EXERCISE TASK:
Return every line of the data below that includes the string "React".

Entries with chart source code

⁂

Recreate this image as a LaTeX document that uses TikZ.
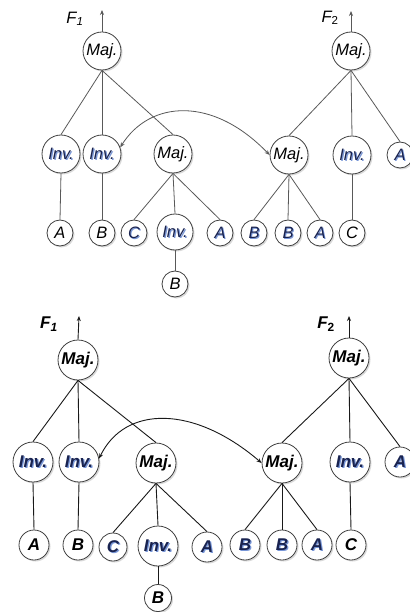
\documentclass[tikz,border=0pt]{standalone}
\usepackage{fontspec}
\setmainfont{Liberation Sans}
\usetikzlibrary{shadows,arrows.meta}
\definecolor{shblue}{RGB}{120,150,215}
\definecolor{navy}{RGB}{25,35,80}
\newcommand\shtxt[1]{\rlap{\kern1.2pt\raisebox{-1.2pt}{\textcolor{shblue}{#1}}}\textcolor{navy}{#1}}
\begin{document}
\begin{tikzpicture}[x=1pt,y=-1pt,
  big/.style={circle,draw=black!75,line width=0.8pt,fill=white,inner sep=0pt,minimum size=38pt,
    drop shadow={shadow xshift=1.5pt,shadow yshift=-1.5pt,opacity=0.3}},
  leaf/.style={big,minimum size=26pt},
  edge/.style={draw=black!65,line width=0.8pt},
  edgeb/.style={draw=black!90,line width=0.9pt},
  tip/.style={-{Stealth[length=5pt,width=4pt]}},
  dtip/.style={{Stealth[length=5pt,width=4pt]}-{Stealth[length=5pt,width=4pt]}},
  tfont/.style={font=\fontsize{16.5}{16.5}\selectfont\itshape},
  bfont/.style={font=\fontsize{17}{17}\selectfont\bfseries\itshape},
  lbl/.style={inner sep=0pt}
]
\useasboundingbox (0,0) rectangle (409,612);

% ================= TOP DIAGRAM =================
\begin{scope}[every node/.append style={tfont}]
\node[lbl] (tF1) at (75,19) {F\textsubscript{1}};
\node[lbl] (tF2) at (330,18) {F{\upshape\textsubscript{2}}};
\coordinate (tF1a) at (102,10);
\coordinate (tF2a) at (351,11);

\node[big] (tM1) at (102,51) {Maj.};
\node[big] (tM4) at (351,51) {Maj.};

\node[big] (tI1) at (61,154) {\shtxt{Inv.}};
\node[big] (tI2) at (102,154) {\shtxt{Inv.}};
\node[big] (tM2) at (173,154) {Maj.};
\node[big] (tM3) at (289,155) {Maj.};
\node[big] (tI3) at (352,155) {\shtxt{Inv.}};
\node[leaf] (tA0) at (400,155) {\shtxt{A}};

\node[leaf] (tA1) at (60,233) {A};
\node[leaf] (tB1) at (102,233) {B};
\node[leaf] (tC1) at (134,233) {\shtxt{C}};
\node[big,minimum size=36pt] (tI4) at (175,232) {\shtxt{Inv.}};
\node[leaf] (tA2) at (220,233) {\shtxt{A}};
\node[leaf] (tB2) at (254,233) {\shtxt{B}};
\node[leaf] (tB3) at (288,233) {\shtxt{B}};
\node[leaf] (tA3) at (320,233) {\shtxt{A}};
\node[leaf] (tC2) at (352,233) {C};
\node[leaf] (tB4) at (175,284) {B};
\end{scope}

\draw[edge,tip] (tM1.north) -- (tF1a);
\draw[edge,tip] (tM4.north) -- (tF2a);
\foreach \c in {tI1,tI2,tM2} \draw[edge] (tM1.south) -- (\c.north);
\foreach \c in {tC1,tI4,tA2} \draw[edge] (tM2.south) -- (\c.north);
\foreach \c in {tM3,tI3,tA0} \draw[edge] (tM4.south) -- (\c.north);
\foreach \c in {tB2,tB3,tA3} \draw[edge] (tM3.south) -- (\c.north);
\draw[edge] (tI1.south) -- (tA1.north);
\draw[edge] (tI2.south) -- (tB1.north);
\draw[edge] (tI3.south) -- (tC2.north);
\draw[edge] (tI4.south) -- (tB4.north);
\draw[edge,dtip] (tI2.20) .. controls (150,100) and (213,96) .. (tM3.west);

% ================= BOTTOM DIAGRAM =================
\begin{scope}[every node/.append style={bfont}]
\node[lbl] (bF1) at (49,324) {F\textsubscript{1}};
\node[lbl] (bF2) at (326,324) {F{\upshape\textsubscript{2}}};
\coordinate (bF1a) at (79,316);
\coordinate (bF2a) at (349,316);

\node[big,minimum size=40pt] (bM1) at (78,360) {Maj.};
\node[big,minimum size=40pt] (bM4) at (349,358) {Maj.};

\node[big,minimum size=40pt] (bI1) at (33,462) {\shtxt{Inv.}};
\node[big,minimum size=40pt] (bI2) at (79,462) {\shtxt{Inv.}};
\node[big,minimum size=40pt] (bM2) at (156,463) {Maj.};
\node[big,minimum size=40pt] (bM3) at (282,463) {Maj.};
\node[big,minimum size=40pt] (bI3) at (350,462) {\shtxt{Inv.}};
\node[leaf,minimum size=30pt] (bA0) at (400,462) {\shtxt{A}};

\node[leaf,minimum size=30pt] (bA1) at (34,545) {A};
\node[leaf,minimum size=30pt] (bB1) at (78,545) {B};
\node[leaf,minimum size=28pt] (bC1) at (113,547) {\shtxt{C}};
\node[big,minimum size=40pt] (bI4) at (158,546) {\shtxt{Inv.}};
\node[leaf,minimum size=30pt] (bA2) at (207,547) {\shtxt{A}};
\node[leaf,minimum size=30pt] (bB2) at (245,545) {\shtxt{B}};
\node[leaf,minimum size=30pt] (bB3) at (282,545) {\shtxt{B}};
\node[leaf,minimum size=30pt] (bA3) at (317,545) {\shtxt{A}};
\node[leaf,minimum size=30pt] (bC2) at (351,545) {C};
\node[leaf,minimum size=27pt] (bB4) at (158,598) {B};
\end{scope}

\draw[edgeb,tip] (bM1.north) -- (bF1a);
\draw[edgeb,tip] (bM4.north) -- (bF2a);
\foreach \c in {bI1,bI2,bM2} \draw[edgeb] (bM1.south) -- (\c.north);
\foreach \c in {bC1,bI4,bA2} \draw[edgeb] (bM2.south) -- (\c.north);
\foreach \c in {bM3,bI3,bA0} \draw[edgeb] (bM4.south) -- (\c.north);
\foreach \c in {bB2,bB3,bA3} \draw[edgeb] (bM3.south) -- (\c.north);
\draw[edgeb] (bI1.south) -- (bA1.north);
\draw[edgeb] (bI2.south) -- (bB1.north);
\draw[edgeb] (bI3.south) -- (bC2.north);
\draw[edgeb] (bI4.south) -- (bB4.north);
\draw[edgeb,dtip] (bI2.10) .. controls (125,405) and (194,405) .. (bM3.west);
\end{tikzpicture}
\end{document}
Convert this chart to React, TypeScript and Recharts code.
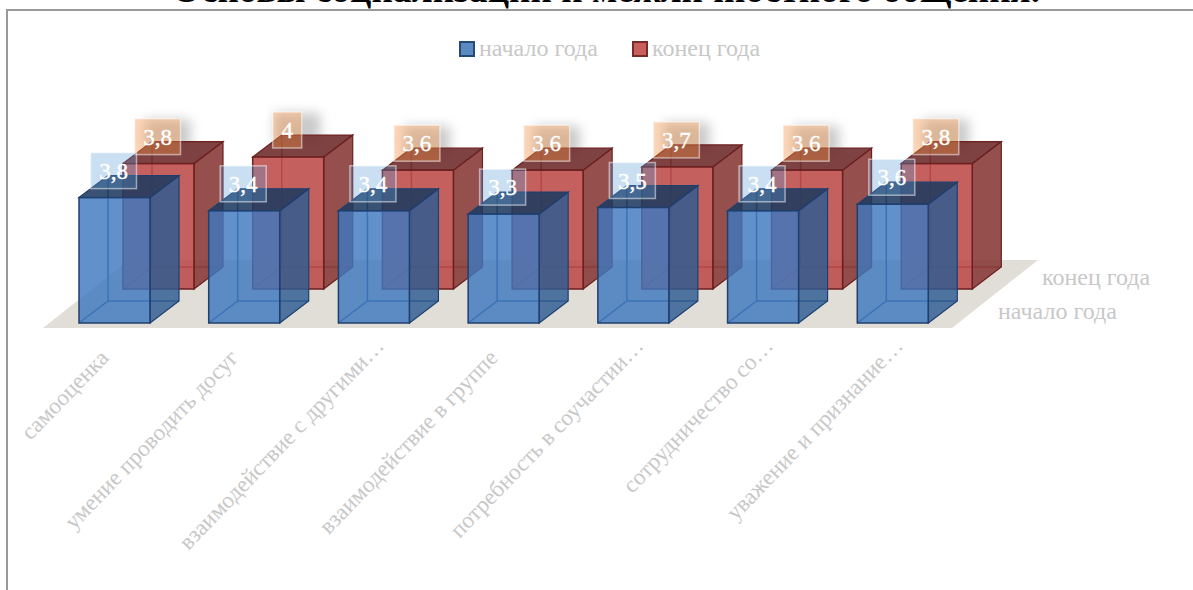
import React from 'react';
import { BarChart, Bar, XAxis, YAxis, Legend, LabelList, Customized } from 'recharts';

const categories = [
  'самооценка',
  'умение проводить досуг',
  'взаимодействие с другими…',
  'взаимодействие в группе',
  'потребность в соучастии…',
  'сотрудничество со…',
  'уважение и признание…',
];
const startOfYear = [3.8, 3.4, 3.4, 3.3, 3.5, 3.4, 3.6];
const endOfYear = [3.8, 4, 3.6, 3.6, 3.7, 3.6, 3.8];
const seriesNames = ['начало года', 'конец года'];

const chartData = categories.map((name, i) => ({
  name,
  start: startOfYear[i],
  end: endOfYear[i],
}));

const SERIF = '"Liberation Serif", "Times New Roman", serif';
const GREY = '#c8c8c8';

// box depth, and how far the back row sits from the front row
const DEPTH_X = 29;
const DEPTH_Y = 22;
const ROW_X = 44;
const ROW_Y = -34;

const blueBox = { front: '#3e78be', frontA: 0.82, side: '#2d5c92', sideA: 0.82, top: '#1f3a60', topA: 0.88, line: '#1f3f6e', inner: '#2b5b90' };
const redBox = { front: '#bb4a47', frontA: 0.87, side: '#8a3d3b', sideA: 0.9, top: '#702e2d', topA: 0.9, line: '#6b1f1f', inner: '#8e2f2d' };

const Box = ({ x, y, width, height, c, dx = 0, dy = 0, shadow = false }: any) => {
  const l = x + dx;
  const t = y + dy;
  const r = l + width;
  const b = t + height;
  return (
    <g>
      {shadow && (
        <rect x={l + width / 2 - 14} y={t - 44} width={46} height={30} fill="#666" opacity={0.35} filter="url(#labelShadow)" />
      )}
      {/* back edges show through the glass */}
      <path
        d={`M${l + DEPTH_X} ${t - DEPTH_Y}V${b - DEPTH_Y}M${l} ${b}L${l + DEPTH_X} ${b - DEPTH_Y}H${r + DEPTH_X}`}
        stroke={c.inner}
        strokeWidth={1.5}
        fill="none"
      />
      <polygon
        points={`${r},${t} ${r + DEPTH_X},${t - DEPTH_Y} ${r + DEPTH_X},${b - DEPTH_Y} ${r},${b}`}
        fill={c.side}
        fillOpacity={c.sideA}
        stroke={c.line}
        strokeWidth={1.2}
      />
      <polygon
        points={`${l},${t} ${l + DEPTH_X},${t - DEPTH_Y} ${r + DEPTH_X},${t - DEPTH_Y} ${r},${t}`}
        fill={c.top}
        fillOpacity={c.topA}
        stroke={c.line}
        strokeWidth={1.2}
      />
      <rect x={l} y={t} width={width} height={height} fill={c.front} fillOpacity={c.frontA} stroke={c.line} strokeWidth={1.5} />
    </g>
  );
};

const BlueShape = (props: any) => <Box {...props} c={blueBox} />;
const RedShape = (props: any) => <Box {...props} c={redBox} dx={ROW_X} dy={ROW_Y} shadow />;

const makeLabel = (fill: string, opacity: number, dx: number, dy: number) => (props: any) => {
  const { x, y, width, value } = props;
  const text = String(value).replace('.', ',');
  const w = text.length > 1 ? 46 : 29;
  const cx = x + width / 2 + dx - 1;
  const top = y + dy - 45;
  return (
    <g>
      <rect x={cx - w / 2} y={top} width={w} height={36} fill={fill} fillOpacity={opacity} stroke="#fff" strokeOpacity={0.5} strokeWidth={1.5} />
      <text x={cx} y={top + 26} textAnchor="middle" fill="#fff" stroke="#fff" strokeWidth={0.4} fontFamily={SERIF} fontSize={23}>
        {text}
      </text>
    </g>
  );
};

const CategoryTick = ({ x, y, payload }: any) => {
  // the cut labels sit a little further along the slope
  const cut = String(payload.value).endsWith('…');
  const tx = cut ? x + 11 : x - 5;
  const ty = cut ? y + 16 : y + 28;
  return (
    <text x={tx} y={ty} textAnchor="end" fill={GREY} fontFamily={SERIF} fontSize={23} transform={`rotate(-46 ${tx} ${ty})`}>
      {payload.value}
    </text>
  );
};

const Floor = () => (
  <g>
    <defs>
      <filter id="labelShadow" x="-50%" y="-50%" width="200%" height="200%">
        <feGaussianBlur stdDeviation="6" />
      </filter>
    </defs>
    <polygon points="43,328 952,328 1038,260 129,260" fill="#e0ded6" />
    <text x={1042} y={285} fill={GREY} fontFamily={SERIF} fontSize={24}>{seriesNames[1]}</text>
    <text x={998} y={319} fill={GREY} fontFamily={SERIF} fontSize={24}>{seriesNames[0]}</text>
  </g>
);

const LegendBox = () => (
  <div style={{ position: 'relative', height: 0, fontFamily: SERIF, fontSize: 24, color: GREY }}>
    {seriesNames.map((name, i) => (
      <React.Fragment key={name}>
        <span
          style={{
            position: 'absolute',
            left: i === 0 ? 459 : 632,
            top: 41,
            width: 12,
            height: 12,
            background: i === 0 ? '#5b8ac2' : '#c85f5c',
            border: `2px solid ${i === 0 ? '#27497a' : '#7a2a2a'}`,
          }}
        />
        <span style={{ position: 'absolute', left: i === 0 ? 479 : 652, top: 35, whiteSpace: 'nowrap' }}>{name}</span>
      </React.Fragment>
    ))}
  </div>
);

export default function App() {
  return (
    <div style={{ position: 'absolute', left: 0, top: 0, width: 1193, height: 590, overflow: 'hidden', background: '#fff' }}>
      <div
        style={{
          position: 'absolute',
          left: 172,
          top: -32,
          fontFamily: SERIF,
          fontWeight: 'bold',
          fontSize: 37.2,
          whiteSpace: 'nowrap',
          color: '#000',
        }}
      >
        Основы социализации и межличностного общения.
      </div>
      <div style={{ position: 'absolute', left: 6, top: 9, width: 1200, height: 600, border: '2px solid #999' }} />
      <BarChart
        width={1193}
        height={590}
        data={chartData}
        margin={{ top: 125, right: 235, bottom: 27, left: 50 }}
        barSize={71}
        barGap={-71}
        style={{ position: 'absolute', left: 0, top: 0 }}
      >
        <Customized component={Floor} />
        <XAxis dataKey="name" height={240} interval={0} tickLine={false} axisLine={false} tick={<CategoryTick />} />
        <YAxis hide domain={[0, 6]} />
        <Legend verticalAlign="middle" wrapperStyle={{ left: 0, top: 0, width: 1193, height: 0 }} content={<LegendBox />} />
        <Bar dataKey="end" name={seriesNames[1]} shape={<RedShape />} isAnimationActive={false}>
          <LabelList dataKey="end" content={makeLabel('#f79646', 0.38, ROW_X, ROW_Y)} />
        </Bar>
        <Bar dataKey="start" name={seriesNames[0]} shape={<BlueShape />} isAnimationActive={false}>
          <LabelList dataKey="start" content={makeLabel('#5b9bd5', 0.32, 0, 0)} />
        </Bar>
      </BarChart>
    </div>
  );
}
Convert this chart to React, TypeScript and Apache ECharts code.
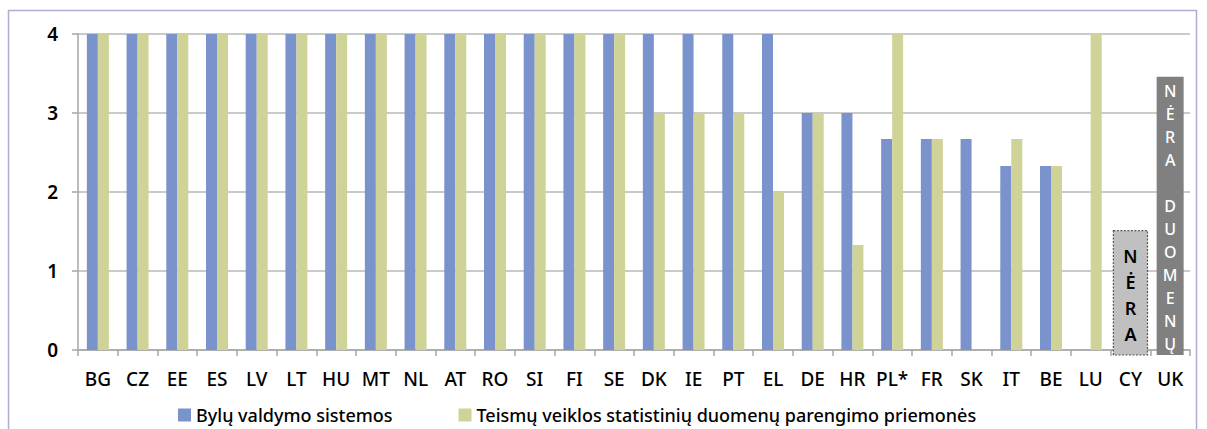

⁂

ANSWER TO THE PROBLEM:
Convert this chart to React, TypeScript and Recharts code.
import React from 'react';
      <React.Fragment key={name}>
      </React.Fragment>
Convert this chart to React, TypeScript and Apache ECharts code.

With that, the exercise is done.